At 35, he still enjoys tennis through exhibition matches and the seniors circuit, and is planning to return to the Albert Hall in December for the seniors' Masters event, but limits his involvement because he no longer enjoys the travelling. His opinions, though, remain wide-ranging. Though enthusiastic about the new Wimbledon layout, he has not been overly impressed about what has happened to the courts. "Grass-court tennis is being played mostly from the back of the court now, it is not an attacking game any more," he said. "Baseline matches lasting five sets are not that exciting.

"The courts are getting a bit slower, the balls are getting a bit slower, that's something I don't like as a spectator and as a former player. What is happening on court is more predictable and less exciting. In those matches we played in my time, Boris against Stefan [Edberg], me against Pete [Sampras], there was a lot of serve-and-volley, obviously a lot of aces, and people loved it.

"When Goran hit his 35th ace in a match people were screaming, and when Agassi managed to get a return back it was, like, wow. Now the serve is more often just being used to get the ball into play. For me, that's clay-court tennis, not typical grass-court tennis, and I find that sad.

"All of a sudden you see all of these baseliners coming to this tournament who refused to come before, and they are doing well. The serve-and-volley players of my time would have had to adjust, though serve-and-volley remains capable of winning Wimbledon, and it should. But clay-courters have started to believe they can succeed here.

"Let's take a guy like Carlos Moya, who I like and respect. He refused to come to Wimbledon early in his career but now he is here because he believes the surface and the balls are set up for him to do well, maybe not to win the championship but to get through a few matches. It is good for the game that those guys are here, but not good for the game that they are only here because the surface has changed.

"There are some serve-volleyers who are not that highly ranked and it is getting tougher for them to advance into the third or fourth round because baseliners are doing well, they are fit and strong and know how to play this game on grass."

As someone who could play on any surface, and proved it by winning titles on clay, grass, carpet and hard courts in the memorable year of 1993, Stich regrets that serve-volley is not being taught by many coaches now. "Yet it would be a great game to teach right now because you could give these other guys trouble on any surface. It will come round, definitely."

One reason, Stich thinks, is because Tim Henman did so well at the French Open recently with an attacking game. "Tim doesn't have a huge weapon on any surface, he is a great all-court player and has all the strokes needed to do well. It was good to see someone like him playing drop shots and chip-and-charge and getting to the semi-finals. The last one who did that at the French was myself, when I got to the final in 1996 [where he lost to Yevgeny Kafelnikov]."

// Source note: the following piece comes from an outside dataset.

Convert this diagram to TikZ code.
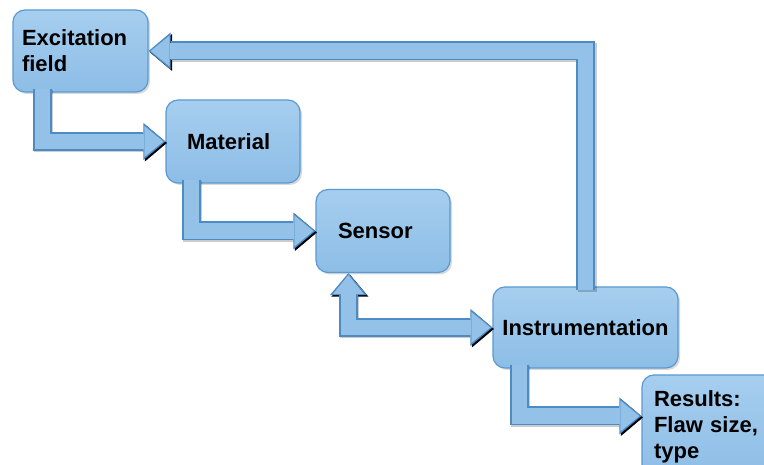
\documentclass[tikz,border=0pt]{standalone}
\usepackage{fontspec}
\setmainfont{Liberation Sans}
\usetikzlibrary{arrows.meta,calc,shadows}
\definecolor{boxtop}{HTML}{A6CEEF}
\definecolor{boxfill}{HTML}{8DBDE6}
\definecolor{boxedge}{HTML}{5A9AD2}
\definecolor{flowfill}{HTML}{93C1E8}
\definecolor{flowedge}{HTML}{4D8BC4}
\tikzset{
  stage/.style={draw=boxedge,line width=1.2pt,rounded corners=12pt,top color=boxtop,bottom color=boxfill,
    align=left,inner sep=0pt,font=\fontsize{22}{26}\selectfont\bfseries,
    drop shadow={shadow xshift=2pt,shadow yshift=-2pt,opacity=0.3}},
  tipin/.style={-{Triangle[width=31pt,length=19pt,line width=0pt]}},
  tipout/.style={-{Triangle[width=37pt,length=22pt,line width=0pt]}},
  flow/.style={line width=15.5pt,draw=flowfill,tipin,shorten >=2pt,
    preaction={draw=black,draw opacity=0.2,line width=19pt,tipout,shorten >=0pt,transform canvas={shift={(1.5pt,-1.5pt)}}},
    preaction={draw=flowedge,line width=19pt,tipout,shorten >=0pt}},
  flowboth/.style={line width=15.5pt,draw=flowfill,{Triangle[width=31pt,length=19pt,line width=0pt]}-{Triangle[width=31pt,length=19pt,line width=0pt]},shorten >=2pt,shorten <=2pt,
    preaction={draw=black,draw opacity=0.2,line width=19pt,{Triangle[width=37pt,length=22pt,line width=0pt]}-{Triangle[width=37pt,length=22pt,line width=0pt]},shorten >=0pt,shorten <=0pt,transform canvas={shift={(1.5pt,-1.5pt)}}},
    preaction={draw=flowedge,line width=19pt,{Triangle[width=37pt,length=22pt,line width=0pt]}-{Triangle[width=37pt,length=22pt,line width=0pt]},shorten >=0pt,shorten <=0pt}}
}
\begin{document}
\begin{tikzpicture}[x=1pt,y=1pt]
\useasboundingbox (0,0) rectangle (764,465);
\node[stage,minimum width=135pt,minimum height=82pt,text width=117pt] (exc) at (80.5,414) {Excitation\\field};
\node[stage,minimum width=134pt,minimum height=83pt,text width=92pt] (mat) at (233,323.5) {Material};
\node[stage,minimum width=134pt,minimum height=83pt,text width=90pt] (sen) at (383,234) {Sensor};
\node[stage,minimum width=185pt,minimum height=81pt] (ins) at (585.5,137.5) {Instrumentation};
\node[stage,minimum width=140pt,minimum height=104pt,text width=116pt] (res) at (712,38) {Results:\\Flaw size,\\type};
\draw[flow] ($(exc.south west)+(30,4)$) |- (mat.west);
\draw[flow] ($(mat.south west)+(26,4)$) |- (sen.west);
\draw[flowboth] (ins.west) -| ($(sen.south west)+(33,0)$);
\draw[flow] ($(ins.north)+(0,-4)$) |- (exc.east);
\draw[flow] ($(ins.south west)+(27,4)$) |- ($(res.west)+(0,11)$);
\end{tikzpicture}
\end{document}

Stich stirred the ire of Martina Navratilova last week by chiding her for wanting to play singles in a Grand Slam at the age of 47, and he vigorously defends that opinion. "I didn't criticise her personally, because she is the greatest-ever women's champion at Wimbledon, and if she wants to come out and play for the fun of it I completely accept that.

"But if she beats a player who is on the regular WTA Tour 6-1 6-0, as she did, it is not a good sign for women's tennis, it is a sign of the lack of depth. And I think she would have made the same comment if, when she was 18, someone aged 47 had come and done that. It has always been the same over the years, the women's event started basically at the quarter-finals when Steffi [Graf] was playing.

"Martina has to accept that is something other people can criticise, and not just get furious about it. If she had said she just wanted to be on Centre Court one more time, I would have said, 'Well done'. You can do this three or four years after you finish your career, but not 12 years. It is like Jimmy Connors coming back and playing again."

Stich did not offer an opinion on who will win the women's title, but plumps for Roger Federer in the men's. "I think he will win if he keeps his game together, if he doesn't get too relaxed and too loose. If he stays focused, then he is going to win. I would love to see that, because Roger is the most complete player, he has so much talent.

"Obviously, Andy Roddick is very exciting to watch, and it would be a great final between those two, they represent a new generation and different styles as well. But I also see Lleyton Hewitt as a real threat because he is so competitive."

No mention of Henman, then, Michael? "Tim has a chance if he lifts his game. If he plays against the guys I mentioned he cannot just play percentage tennis. Believing in himself, he can compete with them, but I don't know if he really believes that, on a certain day, he can beat a Federer.

"The way Tim plays he certainly has that chance, and it would be great for tennis for him to go through as a real serve-volleyer. It's just a question of whether he can raise his game up to that point."

Though he did not say so, the implication was that if Michael Stich could do it in 1991, why not Tim Henman in 2004?